Wed Nov 7, 2007
234 Moses Hall, 6–8 PM
|Working Group in the History and Philosophy of Logic, Mathematics, and Science
Kevin Kelly (Carnegie Mellon University)
Truth-conduciveness Without Reliability: A Non-theological Explanation of Ockham’s Razor
Science could not get far without a systematic bias in favor of simpler theories, often referred to as “Ockham’s razor”. Indeed, no longer is such a bias a matter of the private “bon sense” of the individual theorist—it is now very publicly implemented in the most advanced statistical and computational techniques for inferring theories and causes from empirical data. But none of the recent technical literature resolves the most obvious puzzle raised by such practice, which is, to echo the Meno paradox: if we already know that the truth is simple, we don’t need Ockham’s razor and if we don’t, then why should we suppose that Ockham’s razor is truth-conducive? In his Monadology, Leibniz embraced the first horn: knowledge that God exists implies that he would make the best (most elegant) world.
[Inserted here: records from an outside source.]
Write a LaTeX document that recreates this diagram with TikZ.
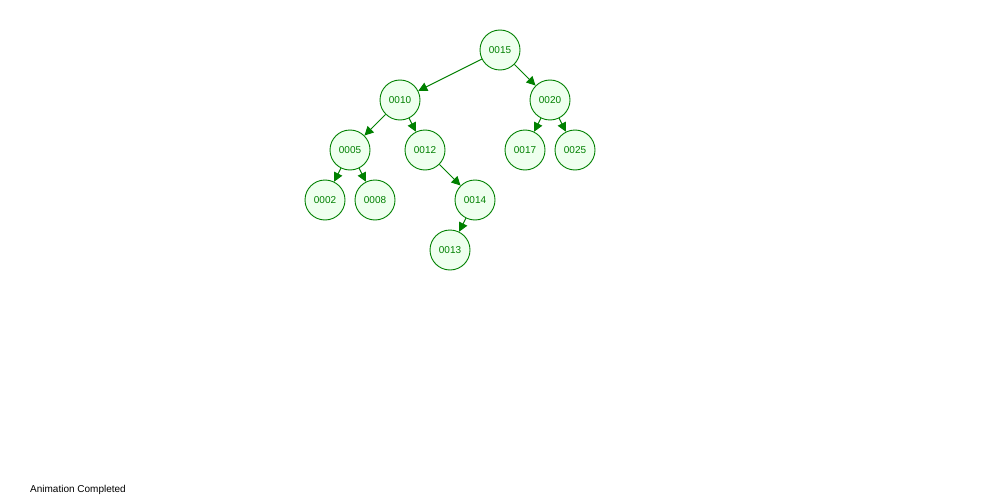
\documentclass[tikz,border=0pt]{standalone}
\usepackage{fontspec}
\setmainfont{Liberation Sans}
\usetikzlibrary{arrows.meta}
\definecolor{tgreen}{RGB}{0,128,0}
\definecolor{tfill}{RGB}{238,255,238}
\begin{document}
\begin{tikzpicture}[x=1pt,y=-1pt,
  tnode/.style={circle,draw=tgreen,fill=tfill,line width=0.9pt,minimum size=40pt,inner sep=0pt,text=tgreen,font=\fontsize{10}{12}\selectfont},
  tedge/.style={draw=tgreen,line width=1pt,-{Triangle[length=9pt,width=9pt]}}]
\useasboundingbox (0,0) rectangle (1000,500);
\fill[white] (0,0) rectangle (1000,500);
\node[tnode] (n15) at (500,50) {0015};
\node[tnode] (n10) at (400,100) {0010};
\node[tnode] (n20) at (550,100) {0020};
\node[tnode] (n05) at (350,150) {0005};
\node[tnode] (n12) at (425,150) {0012};
\node[tnode] (n17) at (525,150) {0017};
\node[tnode] (n25) at (575,150) {0025};
\node[tnode] (n02) at (325,200) {0002};
\node[tnode] (n08) at (375,200) {0008};
\node[tnode] (n14) at (475,200) {0014};
\node[tnode] (n13) at (450,250) {0013};
\draw[tedge] (n15) -- (n10);
\draw[tedge] (n15) -- (n20);
\draw[tedge] (n10) -- (n05);
\draw[tedge] (n10) -- (n12);
\draw[tedge] (n20) -- (n17);
\draw[tedge] (n20) -- (n25);
\draw[tedge] (n05) -- (n02);
\draw[tedge] (n05) -- (n08);
\draw[tedge] (n12) -- (n14);
\draw[tedge] (n14) -- (n13);
\node[anchor=west,inner sep=0pt,font=\fontsize{10}{12}\selectfont] (status) at (30,490) {Animation Completed};
\end{tikzpicture}
\end{document}
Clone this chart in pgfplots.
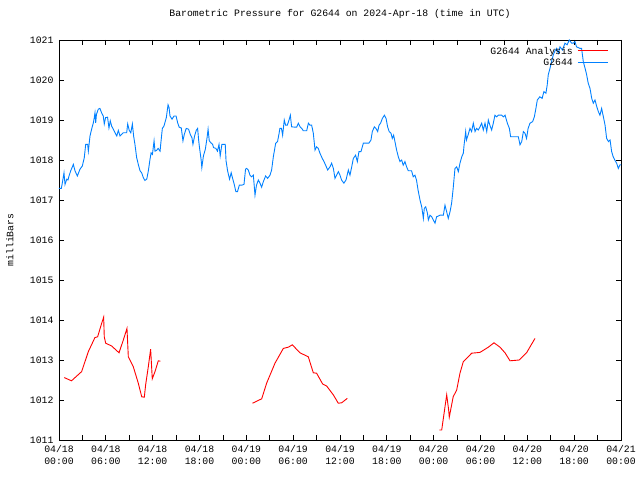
\documentclass[border=0pt]{standalone}
\usepackage{pgfplots}
\pgfplotsset{compat=1.18}
\usepackage{fontspec}
\setmainfont{Liberation Mono}
\definecolor{gpblue}{RGB}{0,128,255}
\definecolor{gpred}{RGB}{255,0,0}
\begin{document}
\begin{tikzpicture}[font=\fontsize{9.8bp}{12bp}\selectfont]
\path[use as bounding box] (-59bp,-40bp) rectangle (581bp,440bp);
\begin{axis}[
  scale only axis, width=562bp, height=400bp,
  anchor=south west, at={(0,0)},
  xmin=0, xmax=72, ymin=1011, ymax=1021,
  xtick={0,6,...,72},
  minor xtick={3,9,...,69},
  xticklabels={{04/18\\00:00},{04/18\\06:00},{04/18\\12:00},{04/18\\18:00},{04/19\\00:00},{04/19\\06:00},{04/19\\12:00},{04/19\\18:00},{04/20\\00:00},{04/20\\06:00},{04/20\\12:00},{04/20\\18:00},{04/21\\00:00}},
  xticklabel style={align=center, yshift=-2bp},
  ytick={1011,1012,...,1021},
  yticklabel style={xshift=-2bp},
  /pgf/number format/.cd, 1000 sep={}, assume math mode=true, /pgfplots/.cd,
  tick align=inside,
  major tick length=5bp, minor tick length=5bp,
  every tick/.style={black, line width=0.8bp},
  axis line style={line width=0.8bp},
  title={Barometric Pressure for G2644 on 2024-Apr-18 (time in UTC)},
  title style={at={(axis description cs:0.5,1)}, anchor=center, yshift=20bp},
  ylabel={milliBars},
  ylabel style={at={(axis description cs:-0.0872,0.5)}, anchor=center},
  unbounded coords=jump,
  legend cell align=right,
  legend image code/.code={},
  legend style={at={(axis description cs:1,1)}, anchor=north east, xshift=-11bp, yshift=-5bp,
    draw=none, fill=none, inner sep=0pt, row sep=-1bp},
]
\addplot[draw=gpred, line width=0.9bp] coordinates {
(0.68,1012.56)(1.6,1012.48)(2.9,1012.71)(3.76,1013.21)(4.6,1013.56)(4.95,1013.58)(5.47,1013.92)(5.72,1014.07)(5.8,1013.58)(5.98,1013.42)(6.75,1013.35)(7.69,1013.18)(8.24,1013.5)(8.71,1013.79)(8.88,1013.08)(9.52,1012.83)(10.16,1012.42)(10.6,1012.08)(10.93,1012.07)(11.1,1012.38)(11.44,1012.83)(11.74,1013.27)(11.95,1012.53)(12.3,1012.71)(12.72,1012.98)(12.98,1012.97)
(18,nan)
(24.8,1011.92)(25.97,1012.03)(26.6,1012.42)(27.67,1012.92)(28.74,1013.29)(29.38,1013.32)(29.89,1013.38)(30.87,1013.18)(31.94,1013.08)(32.58,1012.68)(33.0,1012.67)(33.78,1012.4)(34.29,1012.35)(35.14,1012.13)(35.78,1011.92)(36.21,1011.93)(36.93,1012.04)
(42,nan)
(48.72,1011.25)(49.03,1011.25)(49.67,1012.13)(49.92,1011.75)(50.0,1011.57)(50.5,1012.08)(50.95,1012.25)(51.37,1012.67)(51.8,1012.96)(52.87,1013.17)(53.93,1013.19)(55.0,1013.32)(55.73,1013.43)(56.5,1013.32)(57.14,1013.18)(57.78,1012.98)(58.97,1013.0)(59.9,1013.18)(60.98,1013.54)
};
\addlegendentry{G2644 Analysis\hspace{5bp}\textcolor{gpred}{\rule[2.9bp]{30bp}{0.9bp}}}
\addplot[draw=gpblue, line width=0.9bp] coordinates {
(0,1017.29)(0.3,1017.29)(0.43,1017.43)(0.64,1017.68)(0.77,1017.39)(1.0,1017.52)(1.15,1017.5)(1.28,1017.6)(1.5,1017.73)(1.84,1017.89)(2.05,1017.73)(2.35,1017.6)(2.69,1017.77)(2.99,1017.85)(3.24,1018.06)(3.42,1018.39)(3.67,1018.39)(3.76,1018.22)(3.97,1018.6)(4.18,1018.77)(4.4,1018.93)(4.52,1019.06)(4.61,1019.18)(4.7,1018.93)(4.8,1019.14)(5.03,1019.27)(5.24,1019.29)(5.46,1019.18)(5.67,1019.1)(5.8,1018.9)(5.97,1019.06)(6.22,1019.07)(6.4,1018.8)(6.57,1018.98)(6.74,1018.85)(6.95,1018.77)(7.18,1018.68)(7.4,1018.6)(7.6,1018.74)(7.82,1018.6)(8.03,1018.64)(8.24,1018.68)(8.67,1018.68)(8.8,1018.9)(9.0,1018.74)(9.2,1018.68)(9.4,1018.9)(9.56,1018.6)(9.73,1018.39)(9.95,1018.06)(10.16,1017.89)(10.38,1017.73)(10.59,1017.68)(10.8,1017.56)(11.0,1017.49)(11.24,1017.52)(11.45,1017.73)(11.66,1018.02)(11.8,1018.18)(11.97,1018.14)(12.18,1018.48)(12.3,1018.22)(12.5,1018.24)(12.7,1018.29)(12.95,1018.22)(13.03,1018.39)(13.24,1018.79)(13.45,1018.85)(13.75,1019.06)(13.97,1019.38)(14.1,1019.31)(14.22,1019.1)(14.48,1019.02)(14.74,1019.1)(15.0,1019.1)(15.2,1018.93)(15.4,1018.82)(15.67,1018.8)(15.88,1018.48)(16.05,1018.64)(16.3,1018.79)(16.6,1018.77)(16.82,1018.64)(17.03,1018.56)(17.16,1018.39)(17.37,1018.6)(17.58,1018.74)(17.76,1018.79)(17.9,1018.48)(18.0,1018.31)(18.2,1018.02)(18.3,1017.81)(18.5,1018.1)(18.75,1018.27)(18.97,1018.56)(19.1,1018.77)(19.25,1018.48)(19.46,1018.43)(19.68,1018.39)(19.8,1018.31)(20.1,1018.29)(20.3,1018.22)(20.5,1018.39)(20.65,1018.1)(20.87,1018.39)(21.08,1018.39)(21.3,1018.39)(21.4,1017.98)(21.6,1017.73)(21.85,1017.52)(22.06,1017.68)(22.27,1017.52)(22.45,1017.39)(22.66,1017.21)(22.87,1017.21)(23.1,1017.37)(23.4,1017.37)(23.7,1017.39)(23.9,1017.77)
(24.04,1017.79)(24.25,1017.75)(24.47,1017.62)(24.68,1017.58)(24.9,1017.62)(25.11,1017.12)(25.3,1017.37)(25.54,1017.5)(25.75,1017.42)(25.96,1017.32)(26.18,1017.46)(26.47,1017.6)(26.73,1017.54)(27.03,1017.62)(27.24,1017.75)(27.46,1018.08)(27.76,1018.42)(28.0,1018.46)(28.2,1018.67)(28.3,1018.79)(28.5,1018.79)(28.65,1018.62)(28.86,1019.0)(29.03,1018.87)(29.25,1018.87)(29.47,1019.0)(29.64,1019.12)(29.8,1018.83)(30.25,1018.82)(30.45,1018.82)(30.66,1018.92)(30.88,1018.83)(31.1,1018.79)(31.3,1018.73)(31.73,1018.73)(31.95,1018.92)(32.15,1018.87)(32.37,1018.87)(32.58,1018.67)(32.8,1018.25)(33.0,1018.33)(33.22,1018.29)(33.43,1018.17)(33.73,1018.04)(33.95,1017.96)(34.16,1017.87)(34.42,1017.75)(34.72,1017.83)(34.93,1017.92)(35.15,1017.79)(35.36,1017.54)(35.57,1017.62)(35.79,1017.71)(36.0,1017.62)(36.2,1017.5)(36.5,1017.42)(36.77,1017.5)(37.07,1017.75)(37.28,1017.62)(37.5,1017.83)(37.71,1018.04)(38.0,1018.12)(38.22,1017.96)(38.43,1018.21)(38.69,1018.21)(38.99,1018.42)(39.28,1018.42)(39.7,1018.42)(39.97,1018.5)(40.14,1018.71)(40.4,1018.83)(40.6,1018.79)(40.83,1018.71)(41.0,1018.87)(41.2,1018.92)(41.43,1019.04)(41.69,1019.12)(41.9,1019.04)(42.1,1018.83)(42.3,1018.71)(42.53,1018.67)(42.7,1018.54)(42.87,1018.62)(43.04,1018.46)(43.25,1018.25)(43.47,1018.08)(43.68,1017.96)(43.9,1018.0)(44.1,1017.87)(44.32,1017.96)(44.53,1017.83)(44.75,1017.73)(45.17,1017.73)(45.38,1017.58)(45.6,1017.62)(45.8,1017.5)(46.0,1017.25)(46.25,1017.0)(46.47,1016.83)(46.68,1016.54)(46.8,1016.79)(46.98,1016.83)(47.2,1016.67)(47.32,1016.5)(47.53,1016.62)(47.75,1016.58)(47.96,1016.5)(48.17,1016.42)
(48.38,1016.58)(48.81,1016.62)(49.24,1016.62)(49.45,1016.87)(49.66,1016.71)(49.87,1016.54)(50.1,1016.71)(50.3,1016.92)(50.5,1017.29)(50.73,1017.79)(50.95,1017.83)(51.16,1017.71)(51.37,1017.92)(51.6,1018.08)(51.8,1018.17)(51.9,1018.38)(52.1,1018.71)(52.2,1018.5)(52.4,1018.62)(52.65,1018.79)(52.86,1018.71)(53.08,1018.92)(53.3,1018.71)(53.5,1018.79)(53.72,1018.75)(53.94,1018.83)(54.15,1018.92)(54.36,1018.75)(54.58,1018.92)(54.8,1018.71)(55.0,1019.0)(55.2,1018.87)(55.43,1018.75)(55.64,1018.92)(55.85,1019.12)(56.07,1019.08)(56.28,1019.12)(56.7,1019.12)(56.93,1019.08)(57.15,1019.12)(57.44,1018.92)(57.7,1018.79)(57.86,1018.58)(58.42,1018.58)(58.85,1018.58)(59.06,1018.38)(59.28,1018.46)(59.49,1018.71)(59.7,1018.67)(59.9,1018.54)(60.1,1018.79)(60.34,1018.92)(60.68,1018.96)(60.9,1019.08)(61.1,1019.29)(61.28,1019.5)(61.6,1019.58)(61.9,1019.54)(62.12,1019.71)(62.38,1019.67)(62.55,1019.88)(62.68,1020.13)(62.9,1020.29)(63.1,1020.46)(63.33,1020.63)(63.54,1020.73)(63.75,1020.79)(63.97,1020.67)(64.18,1020.83)(64.5,1020.75)(64.82,1020.92)(65.1,1020.88)(65.37,1021.0)(65.68,1020.92)(65.9,1020.92)(66.1,1020.96)(66.3,1020.83)(66.74,1020.79)(66.95,1020.79)(67.17,1020.46)(67.4,1020.29)(67.6,1020.13)(67.8,1019.92)(68.03,1019.79)(68.25,1019.54)(68.45,1019.42)(68.67,1019.5)(68.9,1019.33)(69.1,1019.21)(69.3,1019.12)(69.52,1019.29)(69.74,1019.08)(69.95,1018.88)(70.16,1018.54)(70.4,1018.46)(70.6,1018.5)(70.8,1018.21)(71.0,1018.08)(71.2,1018.0)(71.44,1017.92)(71.66,1017.79)(71.87,1017.88)(72.0,1017.88)
};
\addlegendentry{G2644\hspace{5bp}\textcolor{gpblue}{\rule[2.9bp]{30bp}{0.9bp}}}
\end{axis}
\end{tikzpicture}
\end{document}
In an amusing twist, Robert C. Koons has reversed the implication, arguing that if Ockham’s razor produces scientific knowledge, it must have at least some supernatural assistance. I agree in spirit with Koons’ argument, but I view it as a reductio against the thesis that truth conduciveness must imply naturalistic reliability or truth-tracking, rather than as a proof that God exists. Instead, I propose that Ockham’s razor is optimally certifiably truth-conducive even if it is unreliable or fails to track the truth. The idea (theorem) is that Ockham’s razor converges to the truth under the least certifiable bound on reversals of opinion prior to convergence, no matter how complex the truth happens to be. That raises an interesting question about whether scientific knowledge must be produced by a reliable or truth-tracking method. If so, an awkward incoherence arises within science: everything we see and do could be the same, but knowledge implies the existence of a hidden, chance correlation between simplicity and truth. Thus, attributions of scientific knowledge produced by Ockham’s razor violate Ockham’s razor!